While Joe’s hallucinatory episodes were a large factor in jump-starting his religious experience, the main and most notable factor of this event is “the voice”. “The voice” is something Joe references early and often during his painful descent, and it becomes his guide and lifeline throughout the hardest parts of his journey. While some may argue this falls under the category of hallucinations, it’s repetitive and integral nature prompts it to be viewed as something more, like a guiding force or deity. “The voice” further establishes its individual importance because of Joe’s acknowledgement of his own voice on page 153, which reads, ““Instead a voice, my voice, recited a soliloquy from Shakespeare over and over again…”. “The voice”’s commands are mainly to guide Joe in times of trial, and to force him down the mountain when Joe feels like giving up. The presence of a guiding voice is seen in many religions, including but not limited to Judaism, Christianity, Buddhism, and Islam. Much like Joe, these voices become a dependance for those who listen to them. Joe cannot even subconsciously ignore “the voice” or the persuasive power of it; “I tried to ignore the voice, which urged me to move, but I couldn’t because the other voices had gone. I couldn’t lose the voice in daydreams” (147). Additionally, his reference to his daydreams separate to that of “the voice” has the same effect as his distinguishing “the voice” from his own. This solidifies his belief that “the voice” is something more than inside his head, and is a tangible spiritual force. It’s urgent nature- “Instructions tumbled in, repeated commands of what I must do, and I lay back listening and fighting the instinct to obey” (160)- as well as its overarching power to control Joe’s actions marks it as a pivotal force in Joe’s religious experience. As final proof to discredit the illusion that Joe only temporarily imagines or depends on “the voice”, he references it in fear after he has been discovered and temporarily rehabilitated, since he knows it will not be there to guide his journey back by mule.
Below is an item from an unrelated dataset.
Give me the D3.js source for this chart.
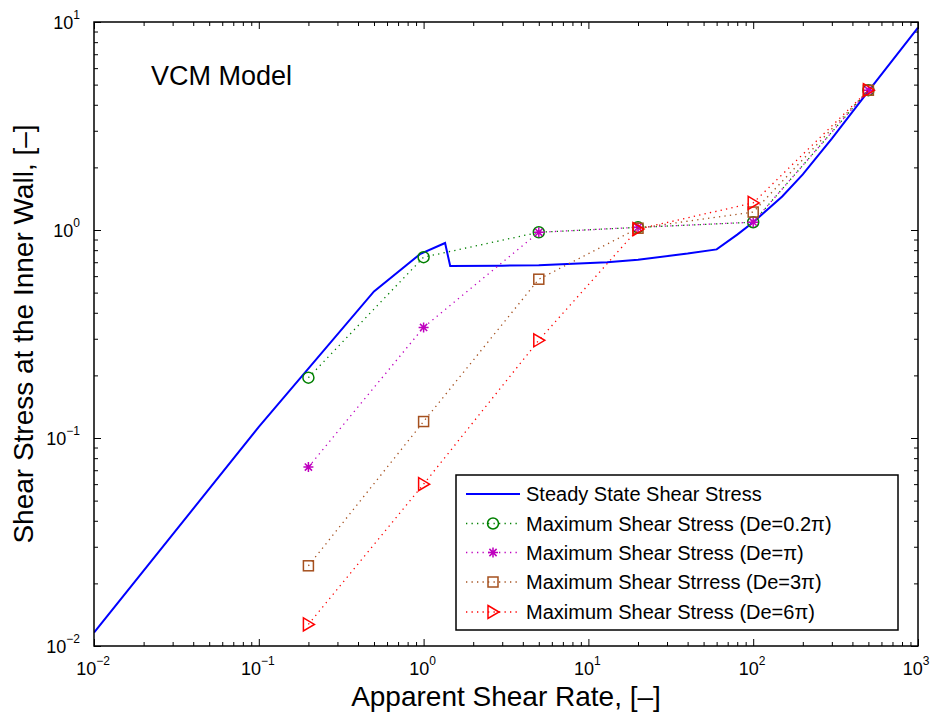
<!DOCTYPE html>
<html lang="en">
<head>
<meta charset="utf-8">
<title>VCM Model</title>
<style>
  body { margin: 0; background: #fff; }
  svg text { font-family: "Liberation Sans", Arial, Helvetica, sans-serif; fill: #000; }
</style>
</head>
<body>
<svg id="chart" width="930" height="715"></svg>
<script src="https://d3js.org/d3.v7.min.js"></script>
<script>
// steady state curve
const steadyX = [0.01, 0.1, 0.5, 0.95, 1.35, 1.45, 3, 5, 13, 20, 40, 60, 80, 100, 150, 200, 300, 500, 1000];
const steadyY = [0.0116, 0.113, 0.507, 0.765, 0.866, 0.671, 0.674, 0.677, 0.70, 0.72, 0.77, 0.807, 0.95, 1.09, 1.45, 1.85, 2.75, 4.65, 9.4];

// maximum shear stress points
const rateX = [0.2, 1, 5, 20, 100, 500];
const maxDe02 = [0.195, 0.74, 0.975, 1.03, 1.09, 4.7];
const maxDe1 = [0.0725, 0.34, 0.975, 1.03, 1.09, 4.7];
const maxDe3 = [0.0243, 0.12, 0.58, 1.02, 1.22, 4.7];
const maxDe6 = [0.0127, 0.06, 0.295, 1.01, 1.35, 4.7];

const legendLabels = [
  "Steady State Shear Stress",
  "Maximum Shear Stress (De=0.2\u03c0)",
  "Maximum Shear Stress (De=\u03c0)",
  "Maximum Shear Strress (De=3\u03c0)",
  "Maximum Shear Stress (De=6\u03c0)"
];

const xDomain = [1e-2, 1e3];
const yDomain = [1e-2, 1e1];

const plotLeft = 94, plotRight = 918, plotTop = 22, plotBottom = 646;

const svg = d3.select("#chart");

const x = d3.scaleLog().domain(xDomain).range([plotLeft, plotRight]);
const y = d3.scaleLog().domain(yDomain).range([plotBottom, plotTop]);

const isMajor = d => Math.abs(Math.log10(d) - Math.round(Math.log10(d))) < 1e-9;
const xAll = x.ticks();
const yAll = y.ticks();
const xMajor = xAll.filter(isMajor), xMinor = xAll.filter(d => !isMajor(d));
const yMajor = yAll.filter(isMajor), yMinor = yAll.filter(d => !isMajor(d));

// ticks (inward, all four sides)
function tickGroup(axisFn, scale, values, size, transform) {
  const g = svg.append("g")
    .attr("transform", transform)
    .call(axisFn(scale).tickValues(values).tickSize(size).tickFormat(""));
  g.select(".domain").remove();
  g.selectAll(".tick line").attr("stroke", "#000").attr("stroke-width", 1);
}
tickGroup(d3.axisBottom, x, xMinor, -4, `translate(0,${plotBottom})`);
tickGroup(d3.axisBottom, x, xMajor, -7, `translate(0,${plotBottom})`);
tickGroup(d3.axisTop, x, xMinor, -4, `translate(0,${plotTop})`);
tickGroup(d3.axisTop, x, xMajor, -7, `translate(0,${plotTop})`);
tickGroup(d3.axisLeft, y, yMinor, -4, `translate(${plotLeft},0)`);
tickGroup(d3.axisLeft, y, yMajor, -7, `translate(${plotLeft},0)`);
tickGroup(d3.axisRight, y, yMinor, -4, `translate(${plotRight},0)`);
tickGroup(d3.axisRight, y, yMajor, -7, `translate(${plotRight},0)`);

// tick labels 10^n
function expText(d) {
  const e = Math.round(Math.log10(d));
  return e < 0 ? "\u2212" + Math.abs(e) : String(e);
}
xMajor.forEach(d => {
  const t = svg.append("text")
    .attr("x", Math.min(x(d) - 1, 916)).attr("y", 675)
    .attr("text-anchor", "middle")
    .attr("font-size", 18);
  t.append("tspan").text("10");
  t.append("tspan").attr("dy", -10).attr("font-size", 12).text(expText(d));
});
yMajor.forEach(d => {
  const t = svg.append("text")
    .attr("x", 80).attr("y", y(d) + 7)
    .attr("text-anchor", "end")
    .attr("font-size", 18);
  t.append("tspan").text("10");
  t.append("tspan").attr("dy", -10).attr("font-size", 12).text(expText(d));
});

// clip
svg.append("clipPath").attr("id", "plotClip")
  .append("rect").attr("x", plotLeft).attr("y", plotTop)
  .attr("width", plotRight - plotLeft).attr("height", plotBottom - plotTop);

const plot = svg.append("g").attr("clip-path", "url(#plotClip)");

const line = d3.line().x(d => x(d[0])).y(d => y(d[1]));

// steady state
plot.append("path")
  .datum(steadyX.map((v, i) => [v, steadyY[i]]))
  .attr("d", line)
  .attr("fill", "none")
  .attr("stroke", "#0000ff")
  .attr("stroke-width", 2);

const series = [
  { values: maxDe02, color: "#008000", marker: "circle" },
  { values: maxDe1, color: "#bf00bf", marker: "star" },
  { values: maxDe3, color: "#a5501e", marker: "square" },
  { values: maxDe6, color: "#ff0000", marker: "triangle" }
];

function drawMarker(g, type, cx, cy, color) {
  if (type === "circle") {
    g.append("circle").attr("cx", cx).attr("cy", cy).attr("r", 5.5)
      .attr("fill", "none").attr("stroke", color).attr("stroke-width", 1.5);
  } else if (type === "square") {
    g.append("rect").attr("x", cx - 5).attr("y", cy - 5).attr("width", 10).attr("height", 10)
      .attr("fill", "none").attr("stroke", color).attr("stroke-width", 1.5);
  } else if (type === "triangle") {
    g.append("path")
      .attr("d", `M${cx - 5},${cy - 6.5}L${cx + 6},${cy}L${cx - 5},${cy + 6.5}Z`)
      .attr("fill", "none").attr("stroke", color).attr("stroke-width", 1.5);
  } else if (type === "star") {
    const r = 5, q = 3.6;
    g.append("path")
      .attr("d", `M${cx - r},${cy}L${cx + r},${cy}M${cx},${cy - r}L${cx},${cy + r}` +
        `M${cx - q},${cy - q}L${cx + q},${cy + q}M${cx - q},${cy + q}L${cx + q},${cy - q}`)
      .attr("fill", "none").attr("stroke", color).attr("stroke-width", 1.5);
  }
}

series.forEach(s => {
  const pts = rateX.map((v, i) => [v, s.values[i]]);
  plot.append("path")
    .datum(pts)
    .attr("d", line)
    .attr("fill", "none")
    .attr("stroke", s.color)
    .attr("stroke-width", 1.3)
    .attr("stroke-dasharray", "1.3,4.2");
  const mg = plot.append("g");
  pts.forEach(p => drawMarker(mg, s.marker, x(p[0]), y(p[1]), s.color));
});

// box
svg.append("rect")
  .attr("x", plotLeft).attr("y", plotTop)
  .attr("width", plotRight - plotLeft).attr("height", plotBottom - plotTop)
  .attr("fill", "none").attr("stroke", "#000").attr("stroke-width", 1.5);

// annotation
svg.append("text").attr("x", 151).attr("y", 85).attr("font-size", 27).text("VCM Model");

// axis labels
svg.append("text")
  .attr("x", (plotLeft + plotRight) / 2).attr("y", 706)
  .attr("text-anchor", "middle").attr("font-size", 28)
  .text("Apparent Shear Rate, [\u2013]");
svg.append("text")
  .attr("transform", `translate(33,${(plotTop + plotBottom) / 2}) rotate(-90)`)
  .attr("text-anchor", "middle").attr("font-size", 28)
  .text("Shear Stress at the Inner Wall, [\u2013]");

// legend
const lg = svg.append("g");
lg.append("rect").attr("x", 456).attr("y", 475).attr("width", 442).attr("height", 155)
  .attr("fill", "#fff").attr("stroke", "#000").attr("stroke-width", 1.5);
const rowY = [494, 523.5, 552.5, 582, 612];
const legendItems = [{ color: "#0000ff", marker: null }].concat(series);
legendItems.forEach((s, i) => {
  const ly = rowY[i];
  const l = lg.append("line").attr("x1", 466).attr("x2", 520).attr("y1", ly).attr("y2", ly)
    .attr("stroke", s.color);
  if (s.marker) {
    l.attr("stroke-width", 1.3).attr("stroke-dasharray", "1.3,4.2");
    drawMarker(lg, s.marker, 493, ly, s.color);
  } else {
    l.attr("stroke-width", 2);
  }
  lg.append("text").attr("x", 526).attr("y", ly + 7).attr("font-size", 20).text(legendLabels[i]);
});
</script>
</body>
</html>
In conclusion, Joe’s steadfast devotion to “the voice” and its influence on his physical journey makes it an important marker of Joe’s religious experience.

The significance of this religious analysis, in this case, is essential to understanding Joe’s internal transformation. One of the strongest counterarguments for Joe’s journey being categorized as religious is his strong atheist roots. In his later blog he writes, “That my lack of belief was tested in a crucible far more testing than most other people have experienced should at very least give me the right to quietly state my beliefs when asked and not be plagued by people who think I am wrong and they are right” (Leppard). As readers we are not imposing a particular religion upon Simpson, which he here so adamantly opposes. Instead, we are using the religious analysis of common factors of religious experience to examine his journey, which is a key point in categorizing this as a general religious experience, not as part of a particular religious group. In conclusion, by focusing on the hallucinatory aspects of Joe’s journey and the power of “the voice” in opposition to his bodily and mental struggle, it can be determined that Joe’s experience on the Siula Grande was of the religious nature.